My team currently uses a very outdated Dell laptop (soon to be replaced by a used laptop donated by a member of the Rotary Club, that laptop is only a few years old). We have on our long term wish list (since it is not a priority) to get an actual new laptop, not a used one. What kind of laptops do you guys use and which brand of laptop (Acer, HP, Dell, MacBook) do you think is best for FRC purposes (including uses like PR).

For programming/Office/PR/most anything, basically any laptop will work. It’s only when you get into intense tasks like CAD/video editing that beyond decent specs start to really matter.


Well, quite honestly, any up to date/recent laptop will work. I use an HP touch screen 11’ laptop, and it’s really quite nice, works well, and does everything I need it to do for FRC and personal purposes. It’s really personal preference on what you like best. So mess around with different computers and see what you prefer.

11’ Laptop :eek: :eek: :eek:
That must cost a fortune
:smiley: :smiley:

I use a lenovo t400 that I bought used for 200 and it works perfectly. I am able to run Solidworks with no problem and its my “work” laptop because they are so durable making them perfect for FRC. Any lenovo is good.

I use a Lenovo W530. Love it. Super durable, and comes with workstation graphics, which are optimized for CAD and 3d modeling rather than gaming, as most graphics cards are.

Whoops. I meant 11’‘.
Aha, that would cost a lot. It may actually be 13’’ though. I forget.

I personally have a Lenovo with dual NVIDIA cards. It’s run everything I’ve thrown at it from a graphics and GPGPU standpoint.

I donated my old Dell, which had a really fast Core2 Duo and a dedicated 8400M NVIDIA graphics card (purchased early '09). That laptop ran our driver’s station, which had some pretty decent displays and a HUD. It also ran a suite of non-Cheesy image processing algorithms. It could also handle most of the CAD on our robots for full robot renders.

The point is, if you want to do CAD or anything graphics-related - get a dedicated card. Don’t settle for integrated graphics. Whether it’s Core i3/i5/i7 isn’t as big a deal, IMO - but i5 is typically a decent midpoint for complex robotics-related development. If you want to make it super-fast, first burn your restore media from the HDD, then replace the HDD with a SDD (Samsung Evo 128GB is cheap-ish) and reinstall the software.

Most modern (last 2 years or so) PC touchpads are awful when they get even slightly dirty or if your fingers are sweaty. This may be a consideration if you plan to use it for a driver’s station.

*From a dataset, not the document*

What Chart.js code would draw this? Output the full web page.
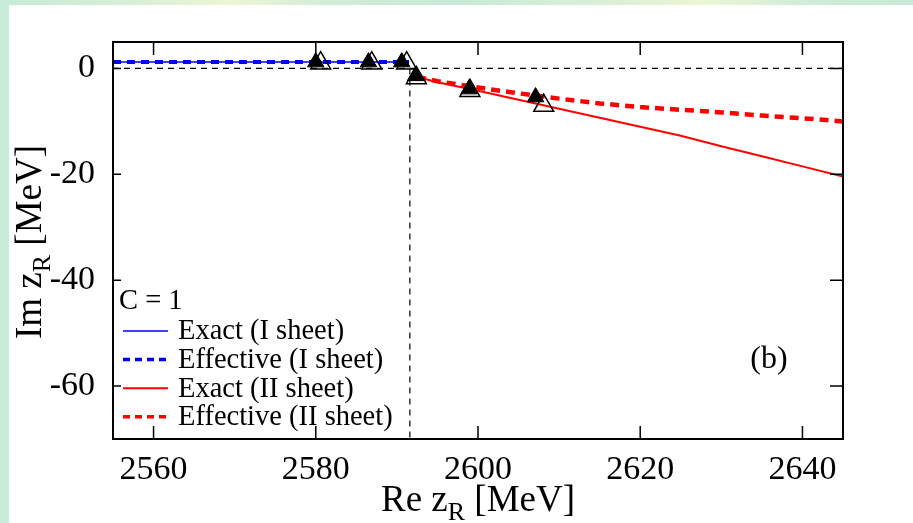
<!DOCTYPE html>
<html>
<head>
<meta charset="utf-8">
<script src="https://cdn.jsdelivr.net/npm/chart.js@4.4.1/dist/chart.umd.min.js"></script>
<style>
  html, body { margin: 0; padding: 0; background: #fff; }
  body { width: 913px; height: 523px; position: relative; overflow: hidden; }
  #topStrip { position: absolute; left: 0; top: 0; width: 913px; height: 5px;
    background: linear-gradient(90deg, #c8ead8 0%, #d6eed6 14%, #eef6d6 25%, #d2ecd7 36%, #c8ead8 50%, #dcf0d6 68%, #eef6d6 77%, #d0ecd8 88%, #c8ead8 100%); }
  #leftStrip { position: absolute; left: 0; top: 0; width: 9px; height: 523px; background: #c9ebd9; }
  #wrap { position: absolute; left: 0; top: 0; width: 913px; height: 523px; }
</style>
</head>
<body>
<div id="topStrip"></div>
<div id="leftStrip"></div>
<div id="wrap"><canvas id="zChart"></canvas></div>
<script>
const xTicks = [2560, 2580, 2600, 2620, 2640];
const yTicks = [-60, -40, -20, 0];
const xRange = [2555, 2645];
const yRange = [-70, 5];
const threshold = 2591.6;

// I sheet (blue)
const exactIRe = [2555, 2591.5];
const exactIIm = [1.2, 1.2];
const effIRe = [2555, 2591.5];
const effIIm = [1.2, 1.2];

// II sheet (red)
const exactIIRe = [2592.5, 2595, 2600, 2605, 2610, 2615, 2620, 2625, 2630, 2635, 2640, 2645];
const exactIIIm = [-1.6, -2.6, -4.2, -5.9, -7.6, -9.3, -11.0, -12.7, -14.7, -16.6, -18.5, -20.4];
const effIIRe = [2592.5, 2595, 2600, 2605, 2610, 2615, 2620, 2625, 2630, 2635, 2640, 2645];
const effIIIm = [-1.6, -2.4, -3.6, -4.7, -5.7, -6.6, -7.3, -7.8, -8.3, -8.9, -9.4, -10.0];

// pole markers
const filledRe = [2580, 2586.5, 2590.6, 2592.3, 2598.9, 2607.1];
const filledIm = [1.2, 1.2, 1.2, -1.4, -3.9, -5.4];
const openRe = [2580.6, 2586.9, 2591.2, 2592.4, 2599.0, 2608.1];
const openIm = [1.0, 1.0, 1.0, -1.8, -4.2, -7.0];

const serif = '"Liberation Serif", "Times New Roman", serif';
const pts = (xs, ys) => xs.map((v, i) => ({ x: v, y: ys[i] }));

const lineSet = (label, xs, ys, color, width, dash, order) => ({
  label, data: pts(xs, ys), showLine: true, borderColor: color, backgroundColor: color,
  borderWidth: width, borderDash: dash, pointRadius: 0, order, inLegend: true
});

const datasets = [
  { label: 'filled', data: pts(filledRe, filledIm), pointStyle: 'triangle', pointRadius: 9.5,
    backgroundColor: '#000', borderColor: '#000', borderWidth: 1, order: 0 },
  { label: 'open', data: pts(openRe, openIm), pointStyle: 'triangle', pointRadius: 11.5,
    backgroundColor: 'rgba(255,255,255,0)', borderColor: '#000', borderWidth: 1.5, order: 0 },
  lineSet('Exact (I sheet)', exactIRe, exactIIm, '#0000ff', 1.5, [], 2),
  lineSet('Effective (I sheet)', effIRe, effIIm, '#0000ff', 4, [8, 6], 2),
  lineSet('Exact (II sheet)', exactIIRe, exactIIIm, '#ff0000', 2, [], 2),
  lineSet('Effective (II sheet)', effIIRe, effIIIm, '#ff0000', 4.5, [9, 6], 2),
  { label: 'zero', data: pts(xRange, [0, 0]), showLine: true, borderColor: '#000', borderWidth: 1.2,
    borderDash: [6, 5], pointRadius: 0, order: 5 },
  { label: 'threshold', data: pts([threshold, threshold], [0, yRange[0]]), showLine: true,
    borderColor: '#000', borderWidth: 1.2, borderDash: [6, 5], pointRadius: 0, order: 5 }
];

function drawRich(ctx, parts, size) {
  // parts: [text, isSub]; drawn centred on the origin
  let w = 0;
  parts.forEach(([t, sub]) => {
    ctx.font = (sub ? size * 0.7 : size) + 'px ' + serif;
    w += ctx.measureText(t).width;
  });
  let x = -w / 2;
  parts.forEach(([t, sub]) => {
    ctx.font = (sub ? size * 0.7 : size) + 'px ' + serif;
    ctx.fillText(t, x, sub ? size * 0.25 : 0);
    x += ctx.measureText(t).width;
  });
}

const decorPlugin = {
  id: 'decor',
  afterDatasetsDraw(chart) {
    const { ctx, chartArea: a, scales: { x, y } } = chart;
    ctx.save();
    ctx.strokeStyle = '#000';
    ctx.lineWidth = 1.5;
    ctx.beginPath();
    xTicks.forEach(v => {
      const px = x.getPixelForValue(v);
      ctx.moveTo(px, a.top); ctx.lineTo(px, a.top + 13);
      ctx.moveTo(px, a.bottom); ctx.lineTo(px, a.bottom - 13);
    });
    yTicks.forEach(v => {
      const py = y.getPixelForValue(v);
      ctx.moveTo(a.left, py); ctx.lineTo(a.left + 8, py);
      ctx.moveTo(a.right, py); ctx.lineTo(a.right - 13, py);
    });
    ctx.stroke();
    ctx.lineWidth = 2;
    ctx.strokeRect(a.left, a.top, a.right - a.left, a.bottom - a.top);

    // axis titles
    ctx.fillStyle = '#000';
    ctx.textBaseline = 'alphabetic';
    ctx.textAlign = 'left';
    ctx.save();
    ctx.translate((a.left + a.right) / 2, 511);
    drawRich(ctx, [['Re z', false], ['R', true], [' [MeV]', false]], 37);
    ctx.restore();
    ctx.save();
    ctx.translate(41, 242);
    ctx.rotate(-Math.PI / 2);
    drawRich(ctx, [['Im z', false], ['R', true], [' [MeV]', false]], 37);
    ctx.restore();

    // legend
    ctx.font = '28.5px ' + serif;
    ctx.textBaseline = 'middle';
    ctx.fillText('C = 1', 119, 302);
    const items = chart.data.datasets.filter(d => d.inLegend);
    items.forEach((d, i) => {
      const cy = 331 + i * 28.6;
      ctx.save();
      ctx.strokeStyle = d.borderColor;
      ctx.lineWidth = Math.min(d.borderWidth, 3.5);
      ctx.setLineDash(d.borderDash.length ? [7, 5] : []);
      ctx.beginPath();
      ctx.moveTo(123, cy); ctx.lineTo(168, cy);
      ctx.stroke();
      ctx.restore();
      ctx.fillText(d.label, 178, cy + 1);
    });

    ctx.font = '32px ' + serif;
    ctx.textAlign = 'center';
    ctx.fillText('(b)', 769, 360);
    ctx.restore();
  }
};

new Chart(document.getElementById('zChart'), {
  type: 'scatter',
  data: { datasets },
  plugins: [decorPlugin],
  options: {
    responsive: true,
    maintainAspectRatio: false,
    animation: false,
    layout: { padding: { top: 42, right: 70, left: 0, bottom: 0 } },
    plugins: { legend: { display: false }, tooltip: { enabled: false } },
    scales: {
      x: {
        type: 'linear', min: xRange[0], max: xRange[1],
        grid: { display: false }, border: { display: false },
        afterBuildTicks: s => { s.ticks = xTicks.map(v => ({ value: v })); },
        afterFit: s => { s.height = 84; },
        ticks: { color: '#000', padding: 3, maxRotation: 0, callback: v => String(v),
          font: { family: serif, size: 34 } }
      },
      y: {
        type: 'linear', min: yRange[0], max: yRange[1],
        grid: { display: false }, border: { display: false },
        afterBuildTicks: s => { s.ticks = yTicks.map(v => ({ value: v })); },
        afterFit: s => { s.width = 113; },
        ticks: { color: '#000', padding: 10, callback: v => String(v),
          font: { family: serif, size: 34 } }
      }
    }
  }
});
</script>
</body>
</html>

The team’s outreach displays used to be old desktop PC’s (Athlon XP’s anyone?) but due to increase in media usage they’ll soon be replaced by some slightly-newer-but-still-old laptops.

I will caution against macbooks for FRC purposes - most CAD programs are Windows only, and the driver station is Windows only. You can do it with Boot Camp or A VM on a Mac, but that requires a bit more effort to get set up than it would if you just bought a Windows box to start with.

High end technical specs aside, some features you might want is a laptop with a 1080p resolution, 9 cell battery for longer life, and better than average keyboard. Also one that has both a vga AND an hdmi port is very nice for presentations. Some laptops come with one or the other and when you go to different companies or schools you want to make sure you can connect to their projector/tv unless you decide to bring your own.

Although I personally use and prefer Asus, my team uses a 15-inch Toshiba Satellite equipped with 12GB RAM and an i7 for programming and the drive station. Before we bought it, we were used an older Dell Latitude with an i3 and 4GB (now upgraded to 8GB) which is still in use as a secondary computer. We appreciate the significant speed advantage a new i7 has over our older processor, with LabVIEW code taking significantly less time to compile and more complicated dashboard code being easier to run.

That being said, once you go through the process a Mac can make a perfectly functional CAD machine-- 2220 uses a bunch of old-ish Macbooks from our school running Windows for CAD (we use Creo). They perform quite well and were free to us.

One of the old captains on our team ran Creo quite well on his Macbook Pro for the 2011 and 2012 seasons too.

My point being that, yes it’s a bit more effort (and a Windows license), but if you really like macs it’s completely possible to make it work.